By Published On: May 18th, 2009
Never enough frisbees.

Never enough frisbees.

I was having a conversation with someone who complained that the activities that were the most rewarding and motivating for her dog were behaviors she didn’t like, barking at, and becoming aroused by strangers the main bones of contention. Her frustration was easy to understand since it was impossible for her to interrupt and distract her dog once this behavior got started. It made me wonder though, was there nothing that her dog enjoyed that included her in the equation? Had she never found ways to be her dog’s best friend?

Some will argue that a dog like this doesn’t need someone to be its friend, and I would say that friends don’t let friends drive drunk or let them chase the cars being driven by someone who’s been drinking or not, it’s not about giving a dog free rein (or reign for that matter).

Most of our dogs are here because originally they were bred to interact with humans, in one way or another. Some may be more inclined to focus on their humans making training easier. As a border collie owner I have long since given up on trying to take a shower without being accompanied by at least one dog into the bathroom, but I am very pleased to have dog boarders who barely raise an eyebrow when I leave the room while they lie on a bed in front of the woodstove.

When Sunny first came to live with me he had no skills for interacting with people at all. His response to being around people was (and in most cases still is) to avoid them as much as possible. I believed that somewhere inside that poor brain of his was some coding that would help us find some common interests and they would likely have to be based more on his preferences rather than mine. As much as I might enjoy cuddling up with a dog to watch a movie, it wasn’t likely that Sunny was going to find that enjoyable. Food, while a no-brainer for getting a dog’s attention, is a very powerful tool for working with dogs and its value should never be underestimated. I added some gentle handling and scratching to my relationship with Sunny and he soon learned that there were places only I could reach, and with some coaxing with his paw I could be convinced to get to them for him.

When I worked with rescue groups from Puerto Rico and would receive a shipment of dogs, getting them out for a walk in the woods was a top priority for me before I brought them to our local shelter for adoption. I enjoy doing it and it was a great way to lower the dogs’ stress levels as they recuperated from vet visits, a plane flight and complete change in environment. While I don’t recommend that anyone let a dog off leash if they have any question about its safety, I routinely brought dogs I had known for only a day or two, on long woods walks armed with nothing but good treats, a pair of hiking shoes, and my dogs to act as role models.

There was nothing magical about my ability to get the dogs’ attention or keep them with me. Perhaps as a story teller and tour group leader I have an inclination toward the dramatic which helps me out and I rarely found it difficult to convince the dogs that I was worth paying attention to, they were after all dogs and not rocket scientists that I needed to entertain. There is nothing wrong with acquiring a dog for one’s own personal needs or reasons, but it would be silly to assume that the dog comes without its own needs or preferences. And it doesn’t require a rocket scientist to figure out what those preferences might be, though creative thinking is often in order.
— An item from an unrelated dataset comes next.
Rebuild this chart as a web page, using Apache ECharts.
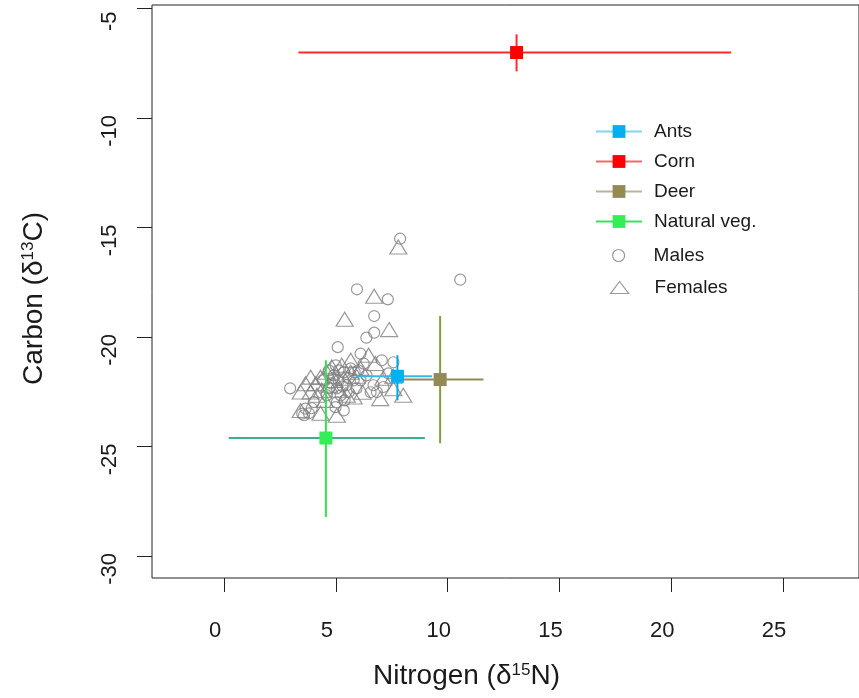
<!DOCTYPE html>
<html>
<head>
<meta charset="utf-8">
<script src="https://cdn.jsdelivr.net/npm/echarts@6/dist/echarts.min.js"></script>
<style>html,body{margin:0;padding:0;background:#fff}#c{width:859px;height:698px}</style>
</head>
<body>
<div id="c"></div>
<script>
// ---- data ----
const groups = ['Ants', 'Corn', 'Deer', 'Natural veg.'];
const groupN = [7.75, 13.08, 9.66, 4.55];
const groupC = [-21.80, -7.02, -21.95, -24.62];
const groupNlo = [5.88, 3.32, 7.79, 0.20];
const groupNhi = [9.30, 22.68, 11.60, 8.98];
const groupClo = [-22.90, -7.88, -24.86, -28.23];
const groupChi = [-20.84, -6.19, -19.05, -21.07];

const malesN = [7.87,10.56,5.94,7.32,6.71,6.71,6.36,5.08,2.95,6.10,7.05,7.57,6.24,6.01,6.68,7.12,6.83,3.64,3.92,3.57,3.79,4.01,4.98,5.35,3.49,4.68,4.90,5.12,5.35,5.57,5.04,5.21,5.48,5.79,4.77,4.99,5.66,5.92,5.39,4.59,5.12,5.57,5.84,4.86,5.30,4.41,6.10,6.37,6.55,7.35,5.04,4.68];
const malesC = [-15.52,-17.39,-17.83,-18.29,-19.05,-19.81,-20.04,-20.47,-22.35,-20.77,-21.07,-21.16,-21.22,-21.53,-22.21,-22.29,-22.52,-23.28,-23.26,-23.58,-23.49,-22.98,-23.21,-23.36,-23.51,-21.53,-21.76,-21.99,-21.62,-21.89,-22.35,-22.67,-22.21,-21.99,-22.12,-21.30,-21.44,-22.35,-22.90,-22.67,-21.53,-22.53,-21.62,-21.89,-22.26,-21.99,-21.99,-21.76,-22.53,-21.67,-22.99,-22.35];
const femalesN = [7.79,6.71,5.39,7.38,3.87,3.64,4.31,4.09,3.42,3.87,4.81,5.26,4.37,3.42,5.04,4.31,6.46,6.76,8.01,6.98,5.79,7.57,4.59,4.95,5.35,5.66,5.12,5.48,4.68,5.92,6.10,7.12,7.57,6.19,4.50,5.66,4.15];
const femalesC = [-15.90,-18.15,-19.20,-19.67,-21.84,-22.14,-21.84,-22.14,-22.52,-22.52,-21.38,-21.30,-22.44,-23.36,-23.58,-23.49,-20.84,-21.22,-22.67,-22.82,-22.75,-22.37,-21.62,-21.99,-21.89,-21.62,-22.44,-22.67,-22.21,-21.80,-21.44,-21.89,-21.80,-22.53,-22.90,-21.07,-22.67];

const xTicks = [0, 5, 10, 15, 20, 25];
const yTicks = [-30, -25, -20, -15, -10, -5];

// ---- styles ----
const markColors = ['#00B0F0', '#FF0000', '#948A54', '#33EE55'];
const legendLineColors = ['#80D4F4', '#F26A6A', '#BCB49A', '#3BE060'];
const hColors = ['#33B8EC', '#FF2A2A', '#948A54', '#3FAE8C'];
const vColors = ['#00A8EA', '#FF2A2A', '#7FA040', '#35E24F'];
const FONT = 'Liberation Sans';
const INK = '#1a1a1a';

const chart = echarts.init(document.getElementById('c'), null, {renderer: 'canvas'});

const series = [];
series.push({
  name: 'Males', type: 'scatter', z: 1,
  symbol: 'circle', symbolSize: 11,
  itemStyle: {color: 'transparent', borderColor: '#808080', borderWidth: 1.2},
  data: malesN.map((n, i) => [n, malesC[i]])
});
series.push({
  name: 'Females', type: 'scatter', z: 1,
  symbol: 'triangle', symbolSize: [17, 14],
  itemStyle: {color: 'transparent', borderColor: '#808080', borderWidth: 1.2},
  data: femalesN.map((n, i) => [n, femalesC[i]])
});
groups.forEach((g, i) => {
  series.push({
    name: g + ' error', type: 'custom', z: 2,
    data: [[groupN[i], groupC[i], groupNlo[i], groupNhi[i], groupClo[i], groupChi[i]]],
    encode: {x: [0, 2, 3], y: [1, 4, 5]},
    silent: true,
    renderItem: function (params, api) {
      const l = api.coord([api.value(2), api.value(1)]);
      const r = api.coord([api.value(3), api.value(1)]);
      const b = api.coord([api.value(0), api.value(4)]);
      const t = api.coord([api.value(0), api.value(5)]);
      return {type: 'group', children: [
        {type: 'line', shape: {x1: l[0], y1: l[1], x2: r[0], y2: r[1]}, style: {stroke: hColors[i], lineWidth: 2}},
        {type: 'line', shape: {x1: t[0], y1: t[1], x2: b[0], y2: b[1]}, style: {stroke: vColors[i], lineWidth: 2}}
      ]};
    }
  });
});
groups.forEach((g, i) => {
  series.push({
    name: g, type: 'line', z: 3,
    symbol: 'rect', symbolSize: 13,
    itemStyle: {color: markColors[i]},
    lineStyle: {color: legendLineColors[i], width: 2},
    data: [[groupN[i], groupC[i]]]
  });
});

const legendText = {fontSize: 19, fontFamily: FONT, color: INK, padding: [0, 0, 0, 7]};
const legendText2 = {fontSize: 19, fontFamily: FONT, color: INK, padding: [0, 0, 0, 21]};

chart.setOption({
  animation: false,
  backgroundColor: '#fff',
  grid: {left: 152, top: 5, bottom: 120, right: -8, show: true, borderColor: '#222', borderWidth: 1, containLabel: false},
  xAxis: {
    type: 'value', min: -3.23, max: 28.4,
    axisLine: {show: false, onZero: false},
    splitLine: {show: false},
    axisTick: {show: true, length: 14, lineStyle: {color: '#222', width: 1}, customValues: xTicks},
    axisLabel: {customValues: xTicks, margin: 42, fontSize: 22, fontFamily: FONT, color: INK, padding: [0, 18, 0, 0]},
    name: 'Nitrogen (δ{s|15}N)', nameLocation: 'middle', nameGap: 84,
    nameTextStyle: {fontSize: 28, fontFamily: FONT, color: INK, padding: [0, 78, 0, 0],
      rich: {s: {fontSize: 17, fontFamily: FONT, color: INK, verticalAlign: 'top'}}}
  },
  yAxis: {
    type: 'value', min: -31.01, max: -4.85,
    axisLine: {show: false, onZero: false},
    splitLine: {show: false},
    axisTick: {show: true, length: 15, lineStyle: {color: '#222', width: 1}, customValues: yTicks},
    axisLabel: {customValues: yTicks, rotate: 90, margin: 31, fontSize: 22, fontFamily: FONT, color: INK, padding: [0, 26, 0, 0]},
    name: 'Carbon (δ{s|13}C)', nameLocation: 'middle', nameGap: 104,
    nameTextStyle: {fontSize: 28, fontFamily: FONT, color: INK, padding: [0, 14, 0, 0],
      rich: {s: {fontSize: 17, fontFamily: FONT, color: INK, verticalAlign: 'top'}}}
  },
  legend: [
    {
      data: groups, orient: 'vertical', left: 595, top: 122, padding: 0,
      itemWidth: 46, itemHeight: 16, itemGap: 11,
      textStyle: legendText, selectedMode: false
    },
    {
      data: ['Males'], orient: 'vertical', left: 612, top: 246, padding: 0,
      itemWidth: 18, itemHeight: 12,
      itemStyle: {borderWidth: 1.2},
      textStyle: legendText2, selectedMode: false
    },
    {
      data: ['Females'], orient: 'vertical', left: 610, top: 278, padding: 0,
      itemWidth: 18, itemHeight: 12,
      itemStyle: {borderWidth: 1.2},
      textStyle: legendText2, selectedMode: false
    }
  ],
  series: series
});
</script>
</body>
</html>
Finding ways to get and keep a dog’s attention is a logical first step in any training program. It might be food, balls, tug toys, squeaky mice, kicking up leaves, or dancing a jig that stops your dog in its tracks, makes it turn on its heels, cock its head and think, “What the heck is the tall one up to now? Better go see.” Sunny is a frisbee and tennis ball fanatic, loves string cheese and wishes I would let him keep the furry, squeaky mice I sometimes hide in my pockets. Most of our interactions include activities that he enjoys and often initiates. It feels like a friendship even if I’m the one with control of the doorknobs and treats. Maybe when he cuddles with me on the couch he’s just humoring me, and it is kind of him. And when I stop him from barking at passing cars or joggers he knows that I usually have something worth paying attention to up my sleeve. One day it just might be one of those squeaky mice and I’ll be feeling generous.